Awareness, Acceptance, Action
I wrote about being gentle with myself under adversity a while ago, so I have been doing anything that I thought they would be uplifting emotionally. I was wrong though.
Indulgence has a hint of regret, or guilty to it when you use it, doesn’t it?
I did enjoy going to a ballet, orchestra, fancy dinners, but part of me was saying, ‘is this really what you are supposed to do?’
I tried not to listen to the voice, thinking, why not? I am not going into debt or anything. What is wrong with being indulgent as I am feeling like crap?
Because of the sense of guilt, I must say I didn’t completely embrace joy of what I love to do, which led me on a binge of all those things I did. I wasn’t fully satisfied with them, so I had to do more, more and more, which made me feel more insecure, worried and crappy.
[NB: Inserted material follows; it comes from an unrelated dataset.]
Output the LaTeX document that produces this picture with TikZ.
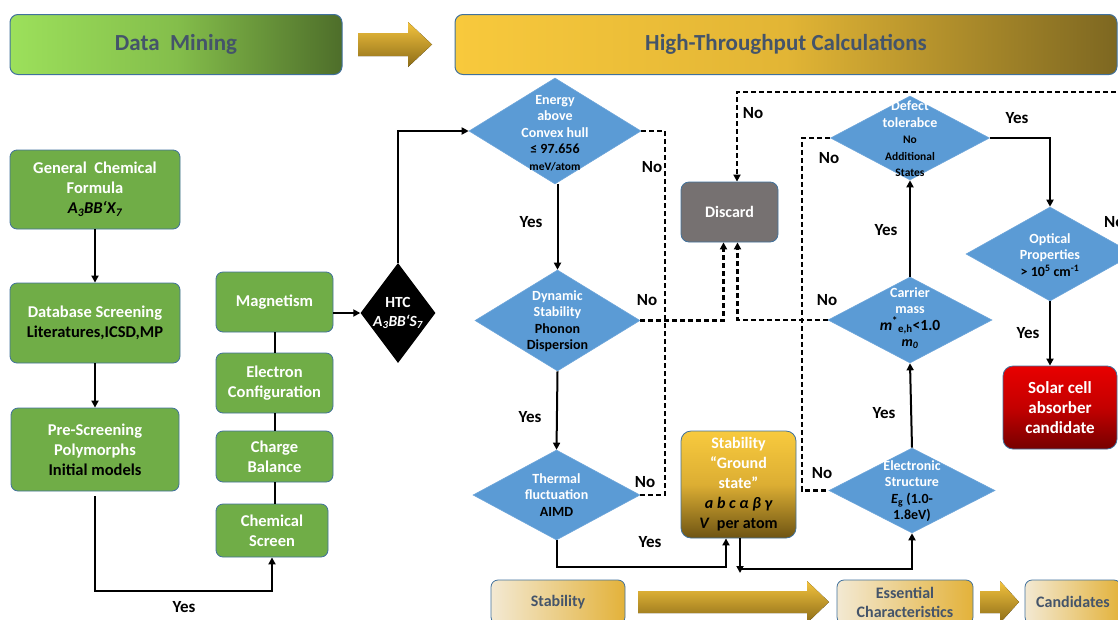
\documentclass[tikz,border=0pt]{standalone}
\usepackage{fontspec}
\setmainfont{Carlito}
\usetikzlibrary{shapes.geometric,arrows.meta,calc}
\definecolor{gfill}{HTML}{70AD47}
\definecolor{bord}{HTML}{41719C}
\definecolor{dblue}{HTML}{5B9BD5}
\definecolor{dblueb}{HTML}{6FA6DA}
\definecolor{slate}{HTML}{44546A}
\definecolor{dgray}{HTML}{767171}
\definecolor{goldA}{HTML}{F3C33E}
\definecolor{goldB}{HTML}{8C6C18}
\definecolor{bandYA}{HTML}{F8C93C}
\definecolor{bandYM}{HTML}{E2B535}
\definecolor{bandYB}{HTML}{7D6721}
\definecolor{bandGA}{HTML}{9CE05B}
\definecolor{bandGM}{HTML}{84BE4B}
\definecolor{bandGB}{HTML}{4E6E2A}
\definecolor{beigeA}{HTML}{F3E9D3}
\definecolor{beigeB}{HTML}{E3B23A}
\definecolor{gsA}{HTML}{F8CA3E}
\definecolor{gsM}{HTML}{DCAE33}
\definecolor{gsB}{HTML}{6E5413}
\definecolor{redA}{HTML}{E80000}
\definecolor{redM}{HTML}{C40000}
\definecolor{redB}{HTML}{760000}
\newcommand\smallfnt{\fontsize{11.5}{14}\selectfont}
\tikzset{
  band/.style={draw=bord, line width=1pt, rounded corners=8pt, text=slate,
    font=\fontsize{23}{26}\selectfont\bfseries, inner sep=0pt},
  gbox/.style={draw=bord, line width=0.8pt, fill=gfill, rounded corners=7pt,
    text=white, font=\fontsize{16.5}{20}\selectfont\bfseries, align=center, inner sep=0pt},
  dia/.style={diamond, fill=dblue, draw=dblueb, line width=0.6pt, inner sep=0pt},
  dtext/.style={text=white, font=\fontsize{14}{16.5}\selectfont\bfseries, align=center, inner sep=0pt},
  bbox/.style={draw=bord, line width=0.8pt, rounded corners=7pt, left color=beigeA, right color=beigeB,
    text=slate, font=\fontsize{16}{19}\selectfont\bfseries, align=center, inner sep=0pt},
  lbl/.style={font=\fontsize{17}{19}\selectfont\bfseries, text=black, inner sep=0pt},
  ln/.style={line width=2pt},
  dl/.style={line width=2.2pt, dash pattern=on 5pt off 3pt},
  ar/.style={-{Triangle[length=7pt,width=7pt]}}
}
\begin{document}
\begin{tikzpicture}[x=1pt,y=-1pt]
\useasboundingbox (0,0) rectangle (1118,619);
\clip (0,0) rectangle (1118,619);

% banners
\node[band, minimum width=332pt, minimum height=60pt, left color=bandGA, right color=bandGB, middle color=bandGM] (dm) at (176,44.5) {Data\ \ Mining};
\fill[top color=goldA, bottom color=goldB] (358,33) -- (408,33) -- (408,22) -- (432,44.5) -- (408,67) -- (408,56) -- (358,56) -- cycle;
\node[band, minimum width=662pt, minimum height=60pt, left color=bandYA, right color=bandYB, middle color=bandYM] (htcb) at (786,44.5) {High-Throughput Calculations};

% data mining column
\node[gbox, minimum width=170pt, minimum height=79pt] (gcf) at (95,189.5) {General\ \ Chemical\\Formula\\\textcolor{black}{\itshape A\textsubscript{3}BB‘X\textsubscript{7}}};
\node[gbox, minimum width=170pt, minimum height=80pt] (db) at (95,323) {Database Screening\\\textcolor{black}{Literatures,ICSD,MP}};
\node[gbox, minimum width=168pt, minimum height=83pt] (pre) at (95,449.5) {Pre-Screening\\Polymorphs\\\textcolor{black}{Initial models}};

\node[gbox, minimum width=117pt, minimum height=60pt] (mag) at (274.5,302) {Magnetism};
\node[gbox, minimum width=117pt, minimum height=60pt] (ec) at (274.5,383) {Electron\\Configuration};
\node[gbox, minimum width=117pt, minimum height=51pt] (cb) at (274.5,456.5) {Charge\\Balance};
\node[gbox, minimum width=112pt, minimum height=53pt] (cs) at (272,530.5) {Chemical\\Screen};

\node[diamond, fill=black, inner sep=0pt, minimum width=75pt, minimum height=100pt] (htc) at (398,313) {};
\node[text=white, font=\fontsize{15.5}{19}\selectfont\bfseries, align=center, inner sep=0pt] (htct) at (398,313) {HTC\\\itshape A\textsubscript{3}BB‘S\textsubscript{7}};

\coordinate (c1) at (95,591);
\draw[ln,ar] (gcf) -- (db);
\draw[ln,ar] (db) -- (pre);
\draw[ln,ar] ([yshift=-5pt]pre.south) -- (c1) -| (cs.south);
\draw[ln] (mag) -- (ec);
\draw[ln] (ec) -- (cb);
\draw[ln] (cb.south) -- (cb.south |- cs.north);
\draw[ln,ar] (mag.east |- htc.west) -- (htc.west);
\node[lbl] (y0) at (184,607) {Yes};

% HTC column 1
\node[dia, minimum width=172pt, minimum height=106pt] (energy) at (555,131) {};
\node[dtext] (energyt) at (555,133) {Energy\\above\\Convex hull\\\textcolor{black}{≤ 97.656}\\\textcolor{black}{\smallfnt meV/atom}};
\node[dia, minimum width=165pt, minimum height=101pt] (dyn) at (557.5,320.5) {};
\node[dtext] (dynt) at (557.5,321) {Dynamic\\Stability\\\textcolor{black}{Phonon}\\\textcolor{black}{Dispersion}};
\node[dia, minimum width=167pt, minimum height=90pt] (therm) at (556.5,495) {};
\node[dtext] (thermt) at (556.5,495) {Thermal\\fluctuation\\\textcolor{black}{AIMD}};

\draw[ln,ar] (htc.north) |- (energy.west);
\draw[ln,ar] (dyn.north |- energy.south) -- (dyn.north);
\draw[ln,ar] (dyn.south) -- (therm.north);

\coordinate (nx) at (665,300);
\draw[dl] (energy.east) -- (energy.east -| nx) -- (nx |- therm.east) -- (therm.east);

% discard and ground state
\node[draw=bord, line width=0.8pt, fill=dgray, rounded corners=8pt, minimum width=97pt, minimum height=60pt, text=white, font=\fontsize{16}{18}\selectfont\bfseries, inner sep=0pt] (discard) at (729.5,212) {Discard};
\node[draw=bord, line width=0.8pt, rounded corners=10pt, top color=gsA, bottom color=gsB, middle color=gsM, minimum width=115pt, minimum height=107pt, text=white, font=\fontsize{16}{20}\selectfont\bfseries, align=center, inner sep=0pt] (gs) at (738.5,484.5) {Stability\\“Ground\\state”\\\textcolor{black}{\itshape a b c α β γ}\\\textcolor{black}{\textit{V}\ \ per atom}};

\draw[dl,ar] (dyn.east) -| ([xshift=-6pt]discard.south);

\coordinate (by) at (700,567);
\coordinate (bj) at (740,569);
\draw[ln,ar] (therm.south) -- (therm.south |- by) -| ([xshift=-12.5pt]gs.south);
\draw[ln,ar] ([xshift=1.5pt]gs.south) -- ([yshift=-4pt]bj);

% HTC right part
\node[dia, minimum width=159pt, minimum height=84pt] (defect) at (910,138) {};
\node[dtext] (defectt) at (910,139) {Defect\\tolerabce\\\textcolor{black}{\smallfnt No}\\\textcolor{black}{\smallfnt Additional}\\\textcolor{black}{\smallfnt States}};
\node[dia, minimum width=164pt, minimum height=86pt] (carrier) at (910,320) {};
\node[dtext] (carriert) at (910,318) {Carrier\\mass\\\textcolor{black}{\fontsize{15.5}{17}\selectfont\textit{m}\textsuperscript{*}\textsubscript{e,h}<1.0}\\\textcolor{black}{\textit{m\textsubscript{0}}}};
\node[dia, minimum width=166pt, minimum height=85pt] (elec) at (912,490.5) {};
\node[dtext] (elect) at (912,491) {Electronic\\Structure\\\textcolor{black}{\textit{E}\textsubscript{g} (1.0-}\\\textcolor{black}{1.8eV)}};
\node[dia, minimum width=168pt, minimum height=94pt] (opt) at (1050,254) {};
\node[dtext] (optt) at (1050,255) {Optical\\Properties\\\textcolor{black}{> 10\textsuperscript{5} cm\textsuperscript{-1}}};
\node[draw=bord, line width=0.8pt, rounded corners=10pt, top color=redA, bottom color=redB, middle color=redM, minimum width=114pt, minimum height=83pt, text=white, font=\fontsize{17}{20}\selectfont\bfseries, align=center, inner sep=0pt] (solar) at (1060,407.5) {Solar cell\\absorber\\candidate};

\draw[ln,ar] (bj) -| (elec.south);
\draw[ln,ar] (elec.north) -- (carrier.south);
\draw[ln,ar] (carrier.north) -- (defect.south);
\draw[ln,ar] (defect.east) -| (opt.north);
\draw[ln,ar] (opt.south) -- (opt.south |- solar.north);

\coordinate (dx) at (802,300);
\draw[dl] (defect.west) -- (defect.west -| dx) -- (dx |- elec.west) -- (elec.west);
\draw[dl,ar] (carrier.west) -| ([xshift=8pt]discard.south);
\coordinate (tr) at (1140,92);
\coordinate (tl) at (737,92);
\draw[dl,ar] (opt.east) -| (tr) -- (tl) -- (tl |- discard.north);

% labels
\node[lbl] (n1) at (652,167) {No};
\node[lbl] (n2) at (647,300) {No};
\node[lbl] (n3) at (645,482) {No};
\node[lbl] (n4) at (753,113) {No};
\node[lbl] (n5) at (829,158) {No};
\node[lbl] (n6) at (827,300) {No};
\node[lbl] (n7) at (822,473) {No};
\node[lbl, anchor=west] (n8) at (1104,222) {No};
\node[lbl] (y1) at (531,222) {Yes};
\node[lbl] (y2) at (530,417) {Yes};
\node[lbl] (y3) at (650,542) {Yes};
\node[lbl] (y4) at (886,230) {Yes};
\node[lbl] (y5) at (884,413) {Yes};
\node[lbl] (y6) at (1017,118) {Yes};
\node[lbl] (y7) at (1028,333) {Yes};

% bottom bar
\node[bbox, minimum width=134pt, minimum height=44pt] (bs) at (558,602) {Stability};
\fill[top color=goldA, bottom color=goldB] (638,591) -- (807,591) -- (807,581) -- (829,602) -- (807,623) -- (807,613) -- (638,613) -- cycle;
\node[bbox, minimum width=136pt, minimum height=44pt] (be) at (905,602) {Essential\\Characteristics};
\fill[top color=goldA, bottom color=goldB] (980,591) -- (1000,591) -- (1000,581) -- (1019,602) -- (1000,623) -- (1000,613) -- (980,613) -- cycle;
\node[bbox, minimum width=96pt, minimum height=44pt] (bc) at (1073,602) {Candidates};
\end{tikzpicture}
\end{document}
The voice is mine, but this is what my mother always said to me when I was growing up.
‘You should save your money. Keep your room clean. Don’t be like that,’ and so on and on, and on.
In a way, my mother did a great job to ingrain what she thought I should be doing.
I am a grown-up woman now and I want to live my life. Not hers.
This is quite liberating. I can stand on my feet. Now, I wait for the time to make actions to pursue my dreams, which I neglected for too long.